If there are others out there with error statistical leanings wishing to come partially out of exile, feel free to jump in with responses if relevant comments arise (as is often done spontaneously). Anonymity is OK. If the published work reveals a gap in the general error statistical program–there are many– then try to invent a way to constructively fill it! Also, if there are articles you come across that you think would be of relevance to the readers of this blog, please send them to me or Jean Miller: email@example.com (with or without comments of your own).
We will soon have at least 2 new papers for the special RMM volume, and any comments can always be submitted for publication.

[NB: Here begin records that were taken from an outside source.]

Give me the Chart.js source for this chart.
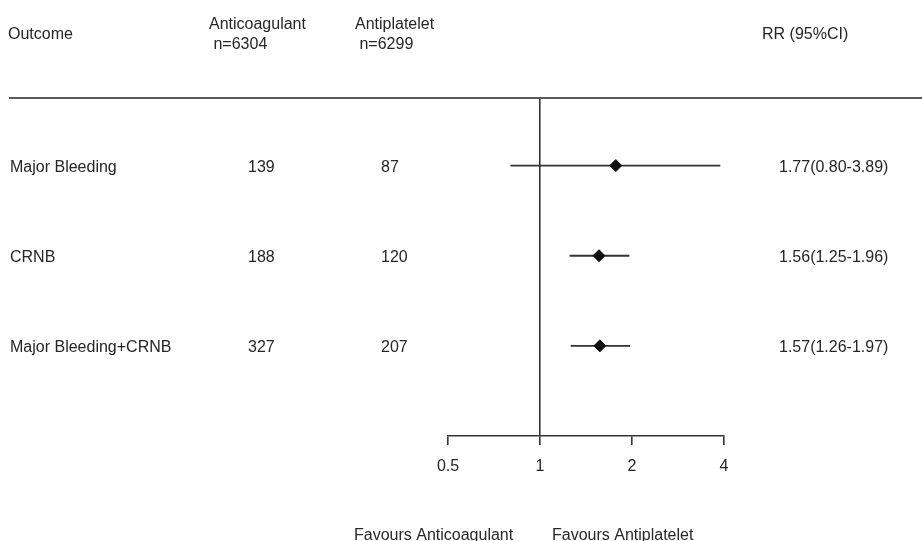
<!DOCTYPE html>
<html>
<head>
<meta charset="utf-8">
<script src="https://cdn.jsdelivr.net/npm/chart.js@4/dist/chart.umd.min.js"></script>
<style>
  html, body { margin: 0; padding: 0; background: #ffffff; }
  #wrap { width: 922px; height: 541px; position: relative; }
</style>
</head>
<body>
<div id="wrap"><canvas id="forest" width="922" height="541"></canvas></div>
<script>
// Outcomes and event counts per arm
const outcomes = ['Major Bleeding', 'CRNB', 'Major Bleeding+CRNB'];
const anticoagulantEvents = [139, 188, 327];
const antiplateletEvents = [87, 120, 207];

// Relative risk with 95% confidence interval
const rr = [1.77, 1.56, 1.57];
const ciLow = [0.80, 1.25, 1.26];
const ciHigh = [3.89, 1.96, 1.97];

// Row positions on the vertical scale (top row first)
const rowPos = [3, 2, 1];

// Axis ticks
const xTicks = [0.5, 1, 2, 4];

// Column headers
const headOutcome = 'Outcome';
const headAnticoag = ['Anticoagulant', ' n=6304'];
const headAntiplat = ['Antiplatelet', ' n=6299'];
const headRR = 'RR (95%CI)';
const favourLeft = 'Favours Anticoagulant';
const favourRight = 'Favours Antiplatelet';

const FONT = '16px "Liberation Sans", Arial, sans-serif';
const TEXT = '#262626';

const fmt = v => v.toFixed(2);

// Diamonds for the point estimates
const pointData = rr.map((v, i) => ({ x: v, y: rowPos[i] }));

// One segment per confidence interval
const ciDatasets = rr.map((_, i) => ({
  type: 'line',
  data: [{ x: ciLow[i], y: rowPos[i] }, { x: ciHigh[i], y: rowPos[i] }],
  borderColor: '#333333',
  borderWidth: 1.8,
  pointRadius: 0,
  fill: false
}));

// Table text, header rule and "favours" captions
const tablePlugin = {
  id: 'forestTable',
  afterDraw(chart) {
    const ctx = chart.ctx;
    const y = chart.scales.y;
    ctx.save();
    ctx.font = FONT;
    ctx.fillStyle = TEXT;
    ctx.textBaseline = 'alphabetic';
    ctx.textAlign = 'left';

    // headers
    ctx.fillText(headOutcome, 8, 39);
    ctx.fillText(headAnticoag[0], 209, 29);
    ctx.fillText(headAnticoag[1], 209, 49);
    ctx.fillText(headAntiplat[0], 355, 29);
    ctx.fillText(headAntiplat[1], 355, 49);
    ctx.fillText(headRR, 762, 39);

    // rule under the headers
    ctx.strokeStyle = '#5a5a5a';
    ctx.lineWidth = 2;
    ctx.beginPath();
    ctx.moveTo(9, 98);
    ctx.lineTo(922, 98);
    ctx.stroke();

    // rows
    outcomes.forEach((name, i) => {
      const py = y.getPixelForValue(rowPos[i]) + 6;
      ctx.fillText(name, 10, py);
      ctx.fillText(String(anticoagulantEvents[i]), 248, py);
      ctx.fillText(String(antiplateletEvents[i]), 381, py);
      ctx.fillText(fmt(rr[i]) + '(' + fmt(ciLow[i]) + '-' + fmt(ciHigh[i]) + ')', 779, py);
    });

    // captions under the axis
    ctx.fillText(favourLeft, 354, 540);
    ctx.fillText(favourRight, 552, 540);
    ctx.restore();
  }
};

new Chart(document.getElementById('forest'), {
  type: 'scatter',
  data: {
    datasets: [
      {
        type: 'scatter',
        data: pointData,
        pointStyle: 'rectRot',
        pointRadius: 6,
        pointBackgroundColor: '#111111',
        pointBorderColor: '#111111',
        pointBorderWidth: 1
      },
      ...ciDatasets
    ]
  },
  options: {
    responsive: false,
    animation: false,
    devicePixelRatio: 1,
    layout: { padding: { left: 448, right: 198, top: 98, bottom: 65 } },
    plugins: { legend: { display: false }, tooltip: { enabled: false } },
    scales: {
      x: {
        type: 'logarithmic',
        min: 0.5,
        max: 4,
        afterBuildTicks: s => { s.ticks = xTicks.map(v => ({ value: v })); },
        afterFit: s => { s.height = 40; },
        ticks: {
          autoSkip: false,
          maxRotation: 0,
          padding: 12,
          color: TEXT,
          font: { family: '"Liberation Sans", Arial, sans-serif', size: 16 },
          callback: v => String(v)
        },
        grid: {
          drawOnChartArea: true,
          drawTicks: true,
          tickLength: 9,
          tickColor: '#333333',
          lineWidth: 1.6,
          color: c => (c.tick && c.tick.value === 1 ? '#333333' : 'rgba(0,0,0,0)')
        },
        border: { display: true, color: '#333333', width: 1.6 }
      },
      y: {
        type: 'linear',
        min: 0,
        max: 3.75,
        display: false
      }
    }
  },
  plugins: [tablePlugin]
});
</script>
</body>
</html>
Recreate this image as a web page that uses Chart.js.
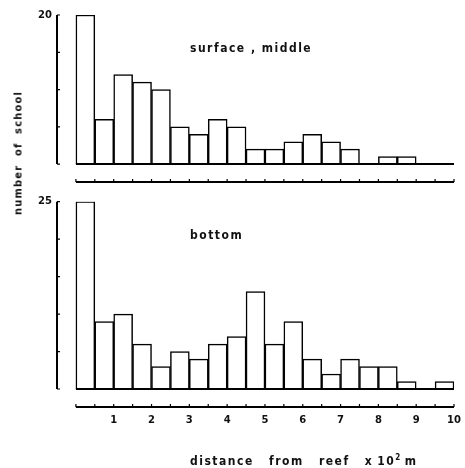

*Palindromes, of course, will continue—as will the ongoing contest. (See “palindrome page”).
Ø (#1) Error statistical tools forbid using any background knowledge.
Ø (#2) All statistically signiﬁcant results are treated the same.
Ø (#3) The p-value does not tell us how large a discrepancy is found.
Ø (#4) With large enough sample size even a trivially small discrepancy from the null can be detected.
Ø (#5) Whether there is a statistically signiﬁcant difference from the null depends on which is the null and which is the alternative.
Ø (#6) Statistically insigniﬁcant results are taken as evidence that the null hypothesis is true.
Ø (#7) Error probabilities are invariably misinterpreted as posterior probabilities.
Ø (#8) Error statistical tests are justiﬁed only in cases where there is a very long (if not inﬁnite) series of repetitions of the same experiment.
Ø (#9) Specifying statistical tests is too arbitrary.
Ø (#10) We should be doing conﬁdence interval estimation rather than signiﬁcance tests.
Ø (#11) Error statistical methods take into account the intentions of the scientists analyzing the data.
Ø (#12) All models are false anyway.
Ø (#13) Testing assumptions involves illicit data-mining.
HAVE WE LEFT ANY OUT?
Mayo & Spanos 2011 “Error Statistics“
“Error statistical methods depend on assumptions about the kind of data that might have occurred but didn’t.” (Includes #11 as a sub-case.)
This is typically illustrated with the example of repeated Bernoulli trials in which the stopping criterion changes the sampling distribution (but not the likelihood function). Since the stopping criterion can depend on the intentions of the scientist generating the data, or even on circumstances beyond her control and of which she has no knowledge, this is deemed kooky. It’s a common trope in Bayesian criticisms of p-values, so you’ve probably seen it often enough.
Yes, and I’ve written a lot, A LOT about it (perhaps more than anything else). Please see chapters 9 and 10 of EGEK (1996), posted here and/or Mayo and Kruse (principles of Inference and their consequences)—less force-feeding please. (It’s bad enough the state is forced (pretend*) dieting, not that I don’t diet of my own free will). But since you’ve asked, it’s not a matter of “intentions” to us, any more than a number of other aspects of data and hypotheses generation/selection that alter error probabilities!
*as with the ban of large cups if used for sweetened drinks in NYC.